With a population of just over 2.7 million residents, Arkansas has been known as an agricultural state. In recent years, however, Arkansas has been successful in achieving a more favorable balance of industrial and agricultural production. Today, production in Arkansas includes finished items such as televisions, clothing, furniture, prepared foods, chemicals, aircraft components, communications equipment, boats, electric motors, machine tools, and pulp and paper products. Unfortunately, it is the state’s manufacturing sector that has been hit the hardest by the current financial crisis, resulting in significant increases in unemployment.

Although the crisis has meant the number of people seeking unemployment benefits and retraining has increased, the state has not had to significantly alter its strategies, said Artee Williams, director of the Arkansas Department of Workforce Services. Instead, the department stays focused on a comprehensive economic development plan that includes building a workforce with skills needed by established industries in the state and that will attract new industries.

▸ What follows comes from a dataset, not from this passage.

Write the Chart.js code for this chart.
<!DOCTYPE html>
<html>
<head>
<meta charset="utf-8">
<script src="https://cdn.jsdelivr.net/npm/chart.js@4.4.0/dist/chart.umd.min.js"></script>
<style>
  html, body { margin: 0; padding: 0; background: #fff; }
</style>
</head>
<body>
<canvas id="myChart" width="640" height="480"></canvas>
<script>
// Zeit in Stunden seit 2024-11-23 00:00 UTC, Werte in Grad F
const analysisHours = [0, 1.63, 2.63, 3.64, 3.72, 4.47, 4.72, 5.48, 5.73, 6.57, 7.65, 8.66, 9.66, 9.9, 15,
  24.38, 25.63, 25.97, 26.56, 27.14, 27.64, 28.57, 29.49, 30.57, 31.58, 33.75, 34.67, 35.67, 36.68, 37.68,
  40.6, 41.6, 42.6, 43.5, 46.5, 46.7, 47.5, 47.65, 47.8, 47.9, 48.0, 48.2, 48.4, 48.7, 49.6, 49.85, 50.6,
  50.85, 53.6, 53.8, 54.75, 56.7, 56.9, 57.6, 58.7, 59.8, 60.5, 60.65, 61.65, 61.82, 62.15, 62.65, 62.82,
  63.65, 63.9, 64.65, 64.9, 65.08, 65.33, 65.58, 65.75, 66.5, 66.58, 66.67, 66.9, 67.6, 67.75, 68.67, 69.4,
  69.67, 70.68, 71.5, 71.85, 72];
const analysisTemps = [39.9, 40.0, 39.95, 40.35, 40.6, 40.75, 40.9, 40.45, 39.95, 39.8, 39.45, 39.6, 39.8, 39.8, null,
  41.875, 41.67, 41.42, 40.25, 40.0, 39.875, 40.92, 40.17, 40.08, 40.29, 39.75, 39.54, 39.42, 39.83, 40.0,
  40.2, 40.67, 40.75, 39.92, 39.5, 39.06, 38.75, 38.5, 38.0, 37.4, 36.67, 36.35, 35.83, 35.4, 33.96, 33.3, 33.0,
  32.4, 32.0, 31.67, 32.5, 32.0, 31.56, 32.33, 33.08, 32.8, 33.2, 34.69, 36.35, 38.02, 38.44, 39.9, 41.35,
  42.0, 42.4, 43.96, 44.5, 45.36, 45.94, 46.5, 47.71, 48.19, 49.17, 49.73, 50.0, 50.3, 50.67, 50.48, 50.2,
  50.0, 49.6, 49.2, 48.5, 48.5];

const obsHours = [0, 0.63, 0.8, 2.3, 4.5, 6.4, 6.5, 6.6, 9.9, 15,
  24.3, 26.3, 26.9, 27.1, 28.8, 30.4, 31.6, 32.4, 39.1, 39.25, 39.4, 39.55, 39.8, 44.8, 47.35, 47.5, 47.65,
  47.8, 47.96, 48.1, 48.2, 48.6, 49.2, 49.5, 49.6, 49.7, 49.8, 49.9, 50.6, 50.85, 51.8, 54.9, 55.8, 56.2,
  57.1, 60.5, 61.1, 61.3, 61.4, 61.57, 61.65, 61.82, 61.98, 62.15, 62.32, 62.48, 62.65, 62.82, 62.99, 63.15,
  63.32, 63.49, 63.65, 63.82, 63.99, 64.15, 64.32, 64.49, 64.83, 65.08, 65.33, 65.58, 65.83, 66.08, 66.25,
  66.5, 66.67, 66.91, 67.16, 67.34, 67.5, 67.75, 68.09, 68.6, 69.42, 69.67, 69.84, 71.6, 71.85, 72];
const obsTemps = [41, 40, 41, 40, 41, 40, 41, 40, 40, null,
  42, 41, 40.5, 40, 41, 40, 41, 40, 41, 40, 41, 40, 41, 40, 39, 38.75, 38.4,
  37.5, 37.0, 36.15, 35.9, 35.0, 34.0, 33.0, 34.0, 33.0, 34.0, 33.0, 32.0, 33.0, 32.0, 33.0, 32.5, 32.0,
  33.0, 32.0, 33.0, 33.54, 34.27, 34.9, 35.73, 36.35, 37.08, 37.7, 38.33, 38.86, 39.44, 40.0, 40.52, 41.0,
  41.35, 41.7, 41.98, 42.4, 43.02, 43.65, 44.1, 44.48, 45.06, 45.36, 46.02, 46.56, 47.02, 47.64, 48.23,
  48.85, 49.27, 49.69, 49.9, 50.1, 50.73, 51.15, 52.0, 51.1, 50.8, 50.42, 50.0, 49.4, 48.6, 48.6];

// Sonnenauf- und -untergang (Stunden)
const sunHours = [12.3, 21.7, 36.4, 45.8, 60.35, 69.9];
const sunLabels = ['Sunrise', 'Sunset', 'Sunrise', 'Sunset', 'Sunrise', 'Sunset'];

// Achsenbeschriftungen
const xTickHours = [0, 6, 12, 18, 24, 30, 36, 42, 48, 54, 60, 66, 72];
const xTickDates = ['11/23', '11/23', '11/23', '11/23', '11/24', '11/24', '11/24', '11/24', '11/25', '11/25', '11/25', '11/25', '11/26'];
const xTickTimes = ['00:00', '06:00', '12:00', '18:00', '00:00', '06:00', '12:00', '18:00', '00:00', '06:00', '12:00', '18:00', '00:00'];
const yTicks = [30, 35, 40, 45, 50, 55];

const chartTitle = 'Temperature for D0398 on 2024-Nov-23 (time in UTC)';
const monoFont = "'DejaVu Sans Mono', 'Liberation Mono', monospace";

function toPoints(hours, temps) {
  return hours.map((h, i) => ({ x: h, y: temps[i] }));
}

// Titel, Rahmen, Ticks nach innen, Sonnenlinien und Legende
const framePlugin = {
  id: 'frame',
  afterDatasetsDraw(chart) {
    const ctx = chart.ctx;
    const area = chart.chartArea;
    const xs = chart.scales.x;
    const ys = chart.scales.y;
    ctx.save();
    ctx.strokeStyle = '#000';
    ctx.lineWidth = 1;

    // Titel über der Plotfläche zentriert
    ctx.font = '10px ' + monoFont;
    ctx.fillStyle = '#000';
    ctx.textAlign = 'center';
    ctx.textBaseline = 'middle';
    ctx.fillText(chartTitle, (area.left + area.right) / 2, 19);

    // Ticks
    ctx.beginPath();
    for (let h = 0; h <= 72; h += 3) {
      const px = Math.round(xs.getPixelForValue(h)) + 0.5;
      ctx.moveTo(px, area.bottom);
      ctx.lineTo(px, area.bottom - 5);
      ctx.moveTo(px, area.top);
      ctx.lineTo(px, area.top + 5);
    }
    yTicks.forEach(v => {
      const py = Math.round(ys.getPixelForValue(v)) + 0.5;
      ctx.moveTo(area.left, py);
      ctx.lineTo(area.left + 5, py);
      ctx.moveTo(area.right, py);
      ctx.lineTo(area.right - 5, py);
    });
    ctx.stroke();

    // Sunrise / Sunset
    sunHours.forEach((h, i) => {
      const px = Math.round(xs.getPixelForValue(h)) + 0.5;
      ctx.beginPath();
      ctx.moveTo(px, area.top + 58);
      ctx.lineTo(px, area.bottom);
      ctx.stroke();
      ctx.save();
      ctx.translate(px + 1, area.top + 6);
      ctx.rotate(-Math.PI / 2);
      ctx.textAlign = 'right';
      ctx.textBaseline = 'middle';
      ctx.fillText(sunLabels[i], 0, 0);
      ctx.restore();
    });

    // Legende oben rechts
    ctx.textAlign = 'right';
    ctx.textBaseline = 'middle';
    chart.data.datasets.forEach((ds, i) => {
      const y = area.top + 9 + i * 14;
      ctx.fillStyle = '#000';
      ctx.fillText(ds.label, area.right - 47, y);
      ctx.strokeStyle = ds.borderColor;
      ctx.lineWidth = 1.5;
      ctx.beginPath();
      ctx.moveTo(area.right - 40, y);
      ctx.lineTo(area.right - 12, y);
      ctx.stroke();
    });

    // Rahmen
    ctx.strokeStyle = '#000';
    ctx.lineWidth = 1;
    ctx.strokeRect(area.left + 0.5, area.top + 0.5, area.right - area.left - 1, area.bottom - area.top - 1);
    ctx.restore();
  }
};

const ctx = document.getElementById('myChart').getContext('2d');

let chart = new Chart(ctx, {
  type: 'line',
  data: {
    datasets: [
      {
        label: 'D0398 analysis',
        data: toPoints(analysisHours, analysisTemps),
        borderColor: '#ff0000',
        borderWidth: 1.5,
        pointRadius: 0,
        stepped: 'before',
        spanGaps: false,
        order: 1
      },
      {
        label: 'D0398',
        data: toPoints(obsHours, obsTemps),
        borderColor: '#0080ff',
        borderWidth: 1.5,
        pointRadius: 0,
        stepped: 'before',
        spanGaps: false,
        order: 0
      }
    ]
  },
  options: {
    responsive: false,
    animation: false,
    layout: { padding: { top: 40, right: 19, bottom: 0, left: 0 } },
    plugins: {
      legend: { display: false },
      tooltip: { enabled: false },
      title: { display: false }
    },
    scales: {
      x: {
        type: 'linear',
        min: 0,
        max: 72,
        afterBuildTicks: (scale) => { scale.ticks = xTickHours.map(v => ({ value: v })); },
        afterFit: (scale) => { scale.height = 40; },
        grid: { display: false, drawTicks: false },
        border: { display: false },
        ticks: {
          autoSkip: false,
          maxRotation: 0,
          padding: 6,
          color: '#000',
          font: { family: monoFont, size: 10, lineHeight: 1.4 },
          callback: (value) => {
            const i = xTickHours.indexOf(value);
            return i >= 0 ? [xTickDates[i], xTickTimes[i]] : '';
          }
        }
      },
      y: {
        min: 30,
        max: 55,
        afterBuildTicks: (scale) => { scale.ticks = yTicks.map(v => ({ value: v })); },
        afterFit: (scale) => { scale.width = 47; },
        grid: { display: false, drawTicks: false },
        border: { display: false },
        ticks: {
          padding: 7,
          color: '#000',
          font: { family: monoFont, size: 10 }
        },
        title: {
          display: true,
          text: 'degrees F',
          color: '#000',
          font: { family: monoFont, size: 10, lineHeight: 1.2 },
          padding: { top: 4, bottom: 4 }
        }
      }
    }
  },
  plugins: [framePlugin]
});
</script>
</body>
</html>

Officials hope to accomplish this through the Arkansas Works initiative, a collaboration of educators and employers from across Arkansas who are working to integrate education and economic development.

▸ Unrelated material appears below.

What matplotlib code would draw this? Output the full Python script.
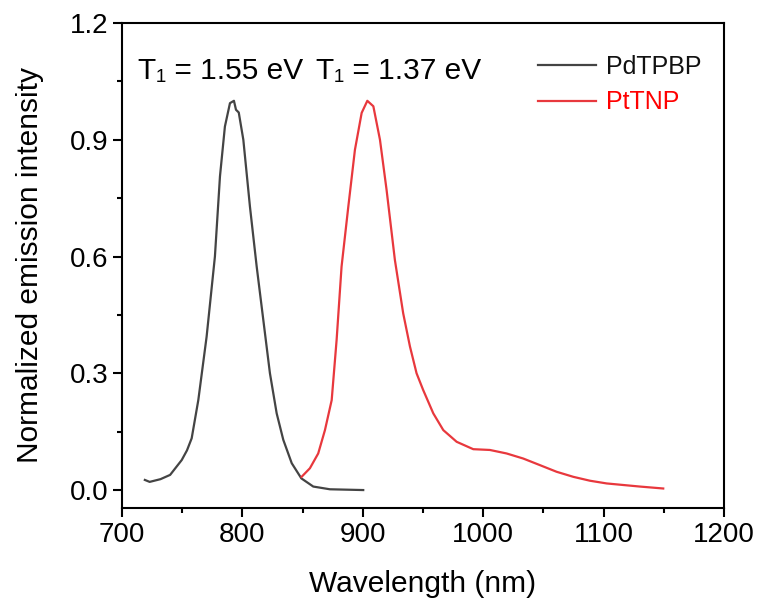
import matplotlib.pyplot as plt
from matplotlib.ticker import MultipleLocator

plt.rcParams['font.family'] = ['Liberation Sans', 'DejaVu Sans']

# PdTPBP emission
pd_wl = [719, 723, 732, 740, 749.6, 754, 757.9, 763.4, 770.3, 777.2, 781.4, 785.5, 789.7, 793, 794.7,
         797, 800.8, 806.3, 811.9, 817.4, 822.9, 828.5, 834, 841, 849, 858.9, 872.7, 900.4]
pd_int = [0.026, 0.021, 0.028, 0.039, 0.077, 0.102, 0.133, 0.231, 0.394, 0.600, 0.806, 0.934, 0.994, 1.0, 0.977,
          0.97, 0.90, 0.728, 0.574, 0.437, 0.300, 0.197, 0.129, 0.069, 0.030, 0.009, 0.002, 0.0]

# PtTNP emission
pt_wl = [849.2, 856.1, 863, 868.6, 874.2, 878.3, 882.4, 888, 893.5, 899.1, 903.8, 908.8, 914.3,
         919.8, 926.7, 933.6, 939.2, 944.7, 950.2, 958.6, 966.9, 978, 991.8, 1005.6, 1019.5,
         1033.3, 1047.2, 1061, 1074.9, 1088.7, 1102.6, 1116.4, 1130.2, 1149.6]
pt_int = [0.034, 0.056, 0.094, 0.154, 0.231, 0.386, 0.574, 0.728, 0.874, 0.969, 1.0, 0.986, 0.90,
          0.771, 0.591, 0.454, 0.369, 0.300, 0.257, 0.197, 0.154, 0.124, 0.105, 0.103, 0.094,
          0.081, 0.064, 0.047, 0.034, 0.024, 0.017, 0.013, 0.009, 0.004]

labels = ['PdTPBP', 'PtTNP']
line_colors = ['#444444', '#e8383d']
text_colors = ['#111111', '#ff0000']

fig = plt.figure(figsize=(7.6, 6.04), dpi=100)
ax = fig.add_axes([0.1605, 0.159, 0.792, 0.803])

ax.plot(pd_wl, pd_int, color=line_colors[0], lw=1.6, label=labels[0])
ax.plot(pt_wl, pt_int, color=line_colors[1], lw=1.6, label=labels[1])

ax.set_xlim(700, 1200)
ax.set_ylim(-0.046, 1.2)
ax.xaxis.set_major_locator(MultipleLocator(100))
ax.xaxis.set_minor_locator(MultipleLocator(50))
ax.yaxis.set_major_locator(MultipleLocator(0.3))
ax.yaxis.set_minor_locator(MultipleLocator(0.15))
ax.yaxis.set_major_formatter(plt.FuncFormatter(lambda v, p: f'{v:.1f}'))

for s in ax.spines.values():
    s.set_linewidth(1.5)
ax.tick_params(which='major', direction='out', length=6.5, width=1.5, labelsize=20)
ax.tick_params(which='minor', direction='out', length=3.5, width=1.5)

ax.set_xlabel('Wavelength (nm)', fontsize=21.5, labelpad=16)
ax.set_ylabel('Normalized emission intensity', fontsize=21.5, labelpad=18)

ax.text(0.027, 0.9, 'T\u2081 = 1.55 eV', transform=ax.transAxes, fontsize=21.5, va='center')
ax.text(0.323, 0.9, 'T\u2081 = 1.37 eV', transform=ax.transAxes, fontsize=21.5, va='center')

leg = ax.legend(loc='upper right', bbox_to_anchor=(1.0, 0.98), frameon=False, fontsize=18,
                handlelength=2.3, handletextpad=0.4, labelspacing=0.45, labelcolor=text_colors)

fig.savefig('out.png', dpi=100)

One educational organization’s effort to match job skills with businesses needs is headed by Dr. Ed Franklin, executive director of the Arkansas Association of Two-Year Colleges. Franklin said two-year colleges are working on regional strategies that focus a region’s resources on industry sectors. Sector strategies build partnerships of employers, training providers, community organizations and other key stakeholders around specific industries to address their workforce needs and the needs of workers. In a 2003 study, the Aspen Institute found that workers in sector-based programs saw a 38 percent increase in their median personal income one year after training, followed by an additional 20 percent gain after two years. Other evaluations found employers reporting a 41 percent reduction in turnover and a 19 percent reduction in rework, which translates into significant cost savings.

Franklin is working to expand regional sector strategies across the state through a two-year college networks initiative. He has asked the two-year colleges to show him world-class workforce development programs that can be leveraged for economic development.

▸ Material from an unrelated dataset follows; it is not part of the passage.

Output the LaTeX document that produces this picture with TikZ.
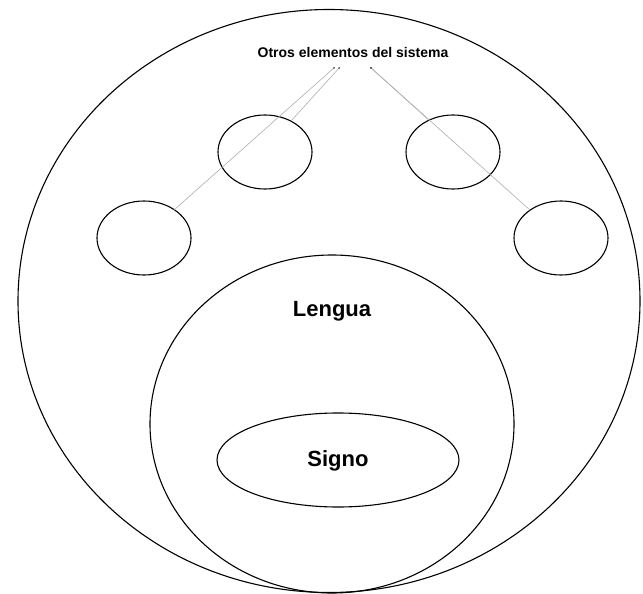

Meanwhile, state-level policies are in place to help unemployed workers obtain federal dollars for training in skills needed for high-wage, high-demand jobs. Funding may be available to these workers for up to two years under the department's programs, Williams said.

The state also offers a free pre-employment assessment program that assures job seekers have skills in reading, locating information and applied mathematics. Certificates valid for five years are issued to job seekers who successfully complete the assessments. Since January 2008, more than 17,000 certificates have been issued and more than 2,000 Arkansas employers have hired job seekers who have the certificates.

Another example of progress is the Career Pathways Initiative implemented in 2005. It provides up to two years of education or training for low-income adults at a state-supported community college. Participants receive funds for tuition, books, fees and related expenses in addition to child care and transportation assistance. Caseworkers employed by the college assist the students through mentoring, tutoring and coaching, which has proven to be a factor in the successful graduation rate for these students. Students are prepared through a course of study for high-wage, high-demand jobs and receive job placement assistance.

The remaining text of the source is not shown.